The King’s Speech is a powerful film about leadership and believing in oneself, fueled by an outstanding ensemble performance it is one of the best made films of the year. Colin Firth (Love Actually) is terrific, and for someone who earns most of his living making rom-coms, he will be up for his second Academy Award in a row. This year he will be a serious contender in the race for Best Actor, as well as the rest of the cast.
The film is based around the speech impediment problem King George VI had before he became King of England. Firth plays George (who was originally named Albert). The film opens with Albert, the Duke of York, giving a speech at the 1925 closing ceremony of the Empire Exhibition. It is here we first learn of Albert’s stutter. He freezes in front of the microphone and doesn’t utter a sound.

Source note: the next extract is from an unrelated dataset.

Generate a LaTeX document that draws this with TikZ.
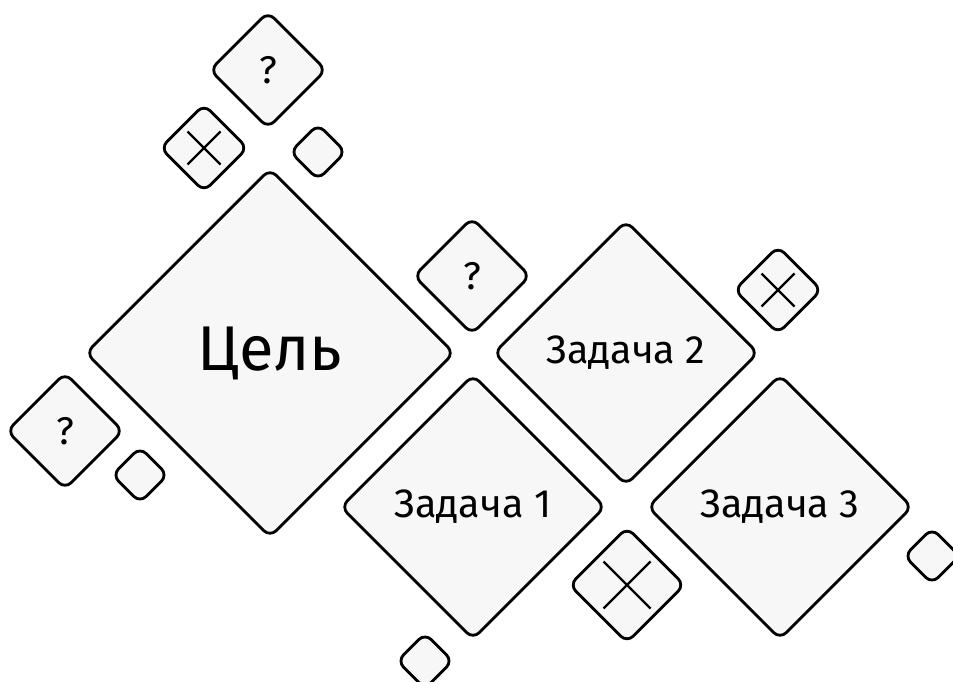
\documentclass[tikz,border=0pt]{standalone}
\usepackage{fontspec}
\setmainfont{Fira Sans}
\usepackage{tikz}
\usetikzlibrary{shapes.geometric, calc}
\definecolor{tilegray}{RGB}{247, 247, 247}

\tikzset{
  tile/.style={diamond, aspect=1, draw=black, fill=tilegray, line width=1.6pt,
    rounded corners=5pt, inner sep=0pt},
  goaltile/.style={tile, minimum size=7.38cm, font=\fontsize{36}{40}\selectfont},
  tasktile/.style={tile, minimum size=5.3cm, font=\fontsize{22.5}{26}\selectfont},
  asktile/.style={tile, minimum size=2.34cm, font=\fontsize{22}{24}\selectfont},
  blanktile/.style={tile, minimum size=1.13cm},
  crosstile/.style={tile, minimum size=#1},
  crossline/.style={line width=1.3pt, line cap=butt},
}

\begin{document}
\begin{tikzpicture}[x=0.02cm, y=-0.02cm]
  \useasboundingbox (0, 0) rectangle (953, 682);

  % Main tiles
  \node[goaltile] (goal) at (270, 353) {Цель};
  \node[tasktile] (task2) at (626, 353) {Задача 2};
  \node[tasktile] (task1) at (473, 507) {Задача 1};
  \node[tasktile] (task3) at (780, 507) {Задача 3};

  % Question tiles
  \node[asktile] (askTop) at (268, 70) {?};
  \node[asktile] (askMid) at (472, 276) {?};
  \node[asktile] (askLeft) at (65, 431) {?};

  % Cross tiles
  \node[crosstile=1.76cm] (crossTop) at (204, 148) {};
  \node[crosstile=1.76cm] (crossRight) at (778, 290) {};
  \node[crosstile=2.32cm] (crossBottom) at (627, 585) {};
  \foreach \t/\a in {crossTop/16.5, crossRight/16.5, crossBottom/23.5}
    \draw[crossline] ($(\t.center)+(-\a,-\a)$) -- ($(\t.center)+(\a,\a)$)
                     ($(\t.center)+(-\a,\a)$) -- ($(\t.center)+(\a,-\a)$);

  % Blank tiles
  \node[blanktile] (blankTop) at (318, 152) {};
  \node[blanktile] (blankLeft) at (140, 475) {};
  \node[blanktile] (blankRight) at (932, 556) {};
  \node[blanktile] (blankBottom) at (425, 661) {};
\end{tikzpicture}
\end{document}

As there is a serious possibility Albert may become King after his father passes (because his older brother is set on marrying a divorced American woman), his wife Elizabeth (Helen Bonham Carter, Fight Club) searches for a speech coach to help Albert. After all of the well qualified speech coaches seem ineffective, Elizabeth finds a less-traditional therapist named Lionel Logue. Lionel (Geoffrey Rush, Pirates of the Caribbean) is a failed actor turned speech therapist from Australia. Together he and Albert work through the problems he has speaking in public. Albert begins to speak in public at small events over the years building up to his coronation in 1936. With World War II just around the corner, the new King George VI brings together his empire and declares war upon Nazism.
Director Tom Hooper does a terrific job of setting the time period. The film is full of historical scenery right for the time. Yet this doesn’t feel like your usual historic drama film. The camera stays very close to Firth for a majority of the film, and most scenes take place inside, mainly within a few buildings. This close up feeling of the camera is replaced every once and a while by a long sweeping corridor or an unusually long room. This creates a space which mirrors Albert’s problem, and the space echoes his stammers.
The King’s Speech is a very well crafted film. It has a brilliant cast including Geoffrey Rush and Helen Bonham Carter who are both magnificent in breathing life into their characters. It also has artistic value in the way the film is crafted. That being said, this is not a film for everyone. It doesn’t have any action scenes, romance scenes or much comedy. This is the simplistic brilliance of it all, it is entertaining, but you must have good patience to watch it all in one sitting. I’m not going to say it is the best film of the year, because quite frankly it isn’t. But it is a pretty damn good movie.